Planning restrictions on the cards for former seminary bought by hotelier

Planning restrictions on the cards for former seminary bought by hotelier St Mary’s Carmelite Seminary, off Donnybrook’s Bloomfield Avenue.

The new owners of a former seminary, sold earlier this year for over €16 million, are likely to face serious restrictions in developing the site, The Irish Catholic understands.

St Mary’s Carmelite Seminary, off Donnybrook’s Bloomfield Avenue, was placed on the open market last October, with joint agents GVA Donal Ó Buachalla and WK Nolan Property seeking offers of more than €10 million for the 19th-Century property.

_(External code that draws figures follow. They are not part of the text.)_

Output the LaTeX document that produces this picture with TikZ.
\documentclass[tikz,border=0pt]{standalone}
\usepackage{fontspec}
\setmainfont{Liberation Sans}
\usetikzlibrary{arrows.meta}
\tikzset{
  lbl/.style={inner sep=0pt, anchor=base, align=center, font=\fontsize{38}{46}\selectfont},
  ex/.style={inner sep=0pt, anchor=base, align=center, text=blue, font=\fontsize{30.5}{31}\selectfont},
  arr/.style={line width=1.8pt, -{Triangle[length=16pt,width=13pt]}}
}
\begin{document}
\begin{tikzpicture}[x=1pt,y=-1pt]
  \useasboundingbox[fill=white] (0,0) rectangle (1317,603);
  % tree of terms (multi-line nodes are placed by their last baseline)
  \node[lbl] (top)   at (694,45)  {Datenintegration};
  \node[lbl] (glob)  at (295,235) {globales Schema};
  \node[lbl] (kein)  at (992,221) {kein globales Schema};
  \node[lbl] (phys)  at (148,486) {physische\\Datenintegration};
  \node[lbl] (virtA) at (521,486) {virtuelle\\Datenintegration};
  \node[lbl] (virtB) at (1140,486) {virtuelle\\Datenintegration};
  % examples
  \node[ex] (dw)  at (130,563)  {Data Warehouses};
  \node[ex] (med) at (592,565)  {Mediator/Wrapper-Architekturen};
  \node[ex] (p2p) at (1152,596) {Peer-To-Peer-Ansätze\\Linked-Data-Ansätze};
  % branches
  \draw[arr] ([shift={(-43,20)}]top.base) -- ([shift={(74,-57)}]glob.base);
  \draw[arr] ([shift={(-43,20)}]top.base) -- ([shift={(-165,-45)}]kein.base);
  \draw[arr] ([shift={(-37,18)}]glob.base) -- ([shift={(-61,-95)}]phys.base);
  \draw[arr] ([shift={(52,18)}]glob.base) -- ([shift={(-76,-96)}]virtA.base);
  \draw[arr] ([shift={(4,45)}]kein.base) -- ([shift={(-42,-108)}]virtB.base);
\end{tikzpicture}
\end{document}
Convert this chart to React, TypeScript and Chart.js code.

The property is believed to have been sold to a leading hotelier for more than €6 million above the guide price.

However, efforts are afoot for Dublin City Council to have major parts of the site listed as protected structures of regional significance.

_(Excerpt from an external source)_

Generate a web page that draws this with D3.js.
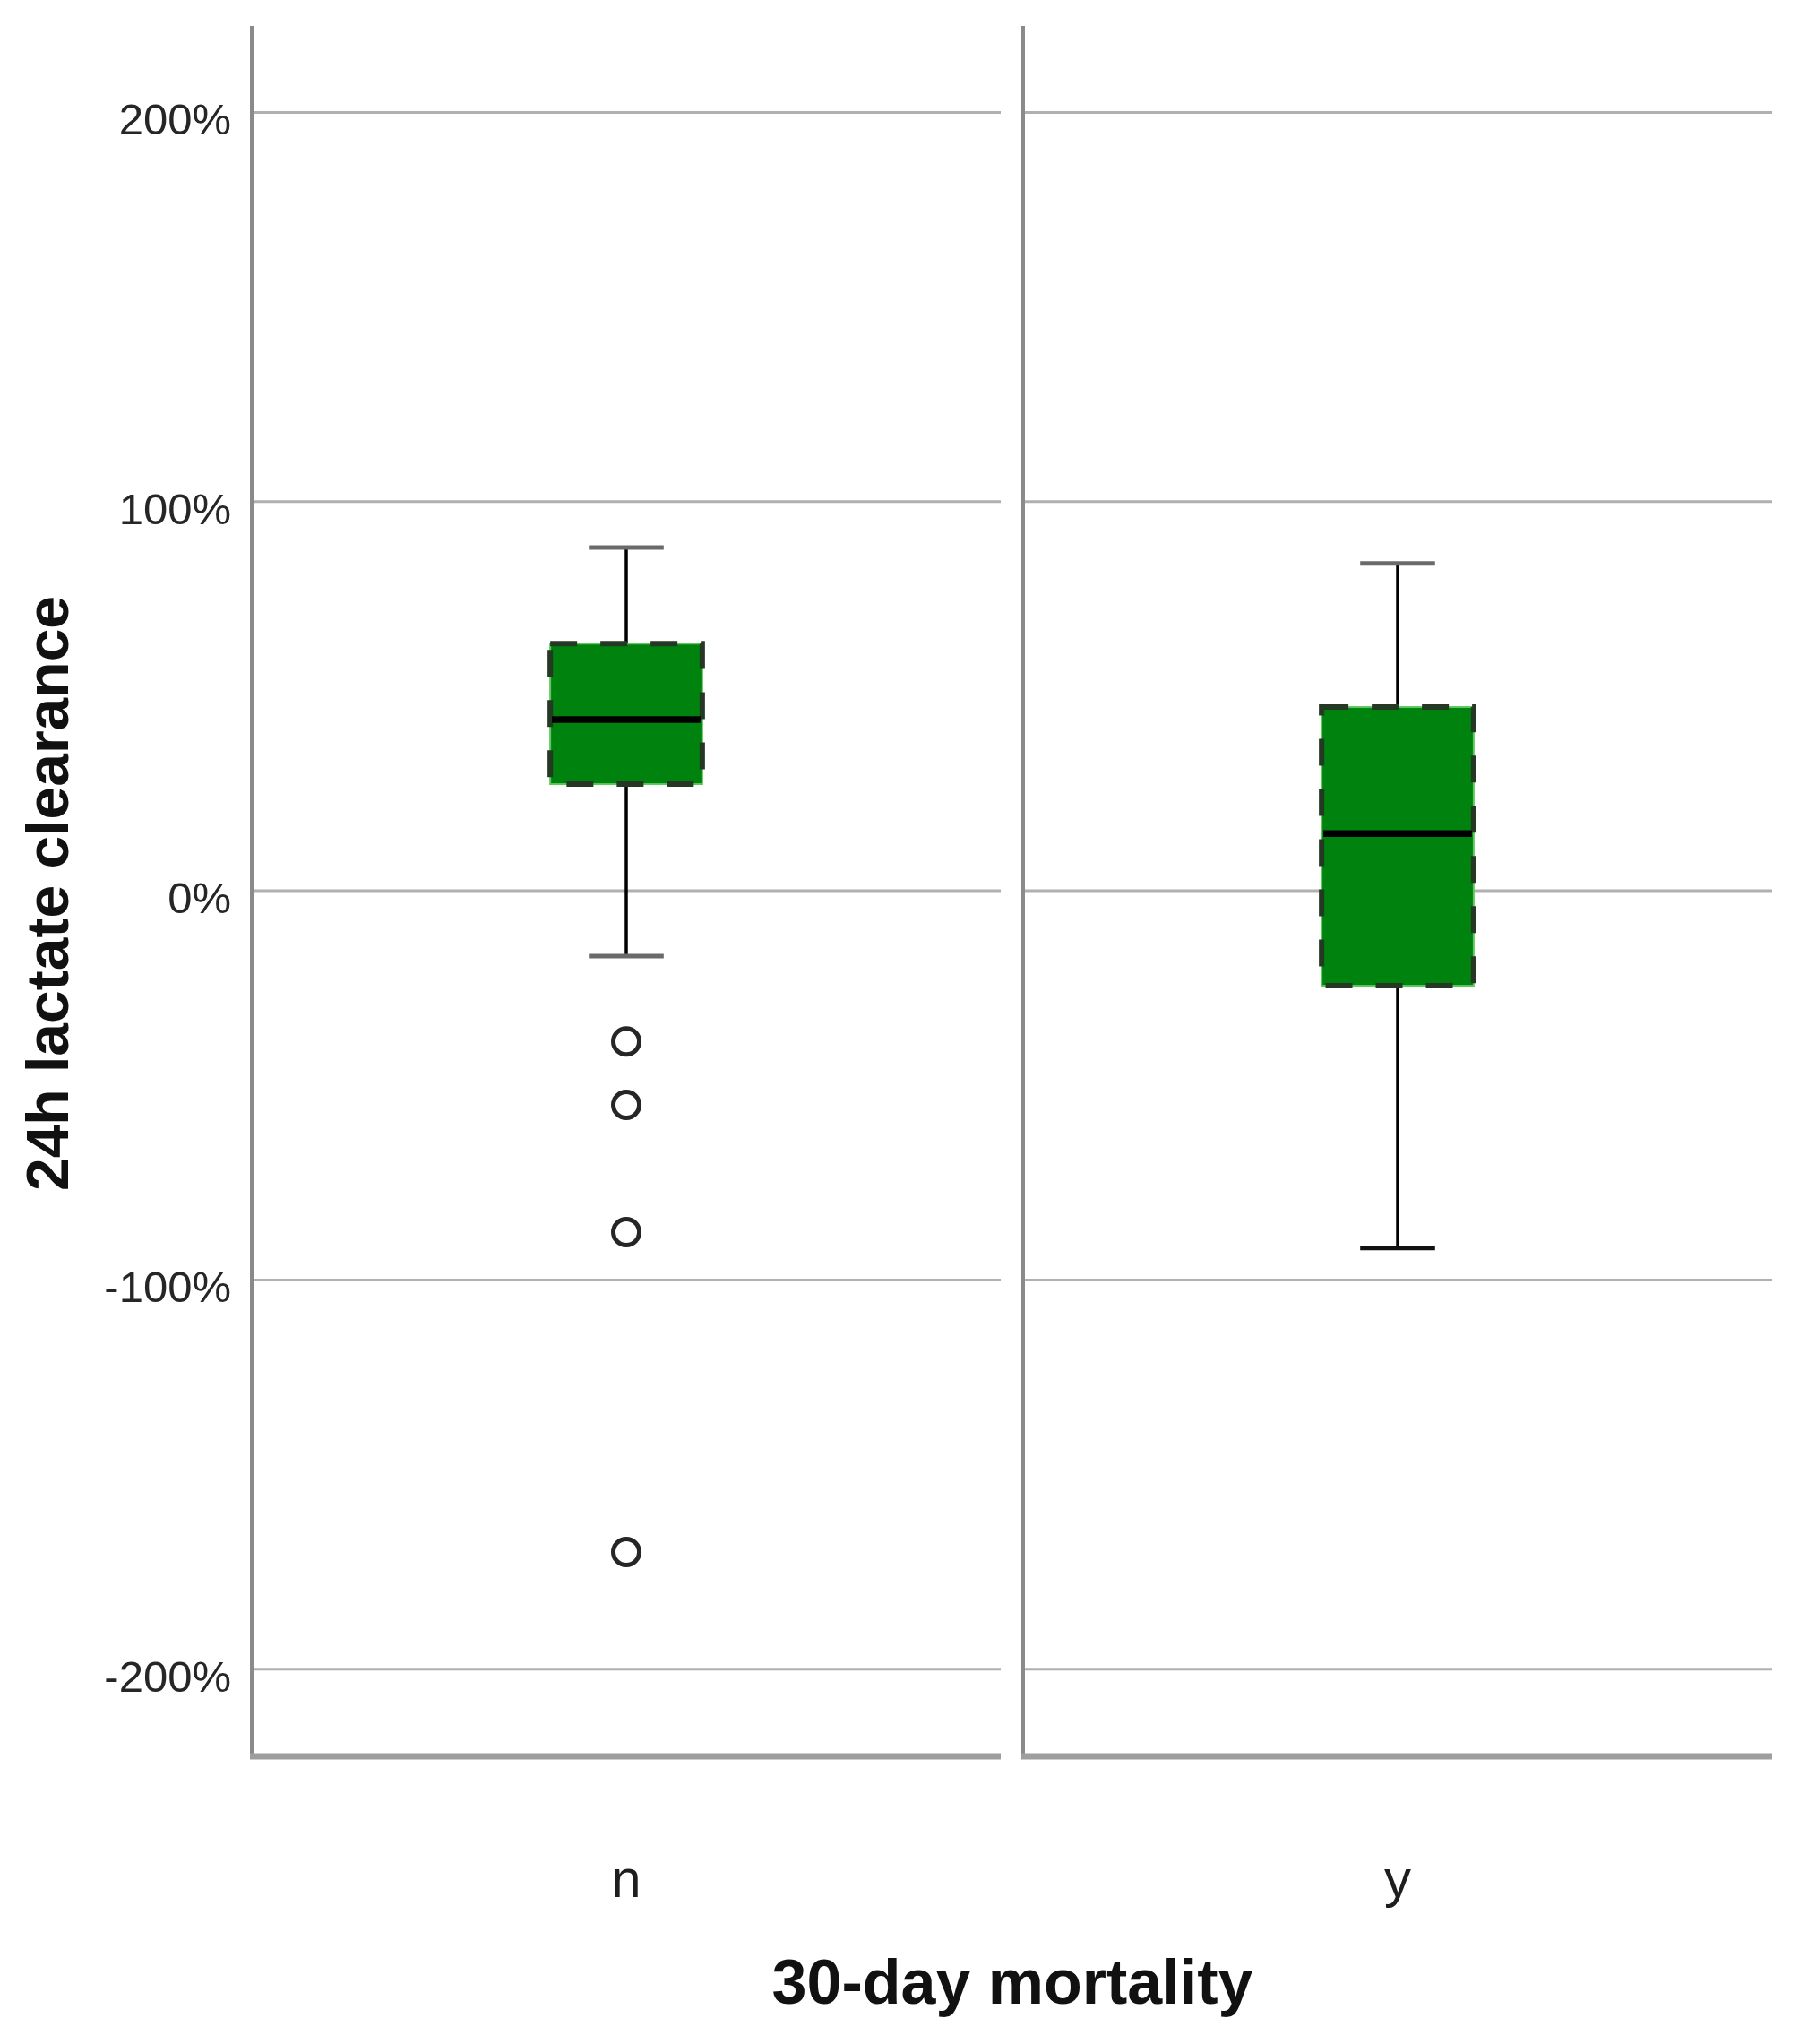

Labour Party Councillor Mary Freehill, who first put forward a motion to this effect in March told The Irish Catholic that an examination of the site’s significance is currently afoot, and that the council will consider how to act when it has received a report on the site.

Explaining that her proposal came from “a conservation point of view”, she said she made the original proposal because “An Taisce were concerned and some locals were concerned”. It is understood that locals previously assumed the structures were already protected.

It is proposed that the original red-brick 1888 seminary building and the 1896 chapel, both of which are built in a Gothic Revival style, should be protected along with an adjoining section and boundary walls dating from about 1800.

Permission

“It is now a legal offense to alter the character of a protected structure without planning permission,” Aughey O’Flaherty Architects told The Irish Catholic, adding that while fixtures and features can also be protected, “the perception that little or nothing can be done to a protected structure is false”.

Explaining that work sensitive to a structure’s special interest can be done, the conservation architecture firm said this needs clearance in advance, with insensitive work or work detracting from a structure’s character typically not being given clearance.

Major work such as the conversion of a chapel into a ballroom would require consultation, the firm said, noting that “in such complex situations, a consultation with the planning authorities is advised, as this also implies a change of use for the structure in question”.

Such changes are, however, “not unachievable”, they said.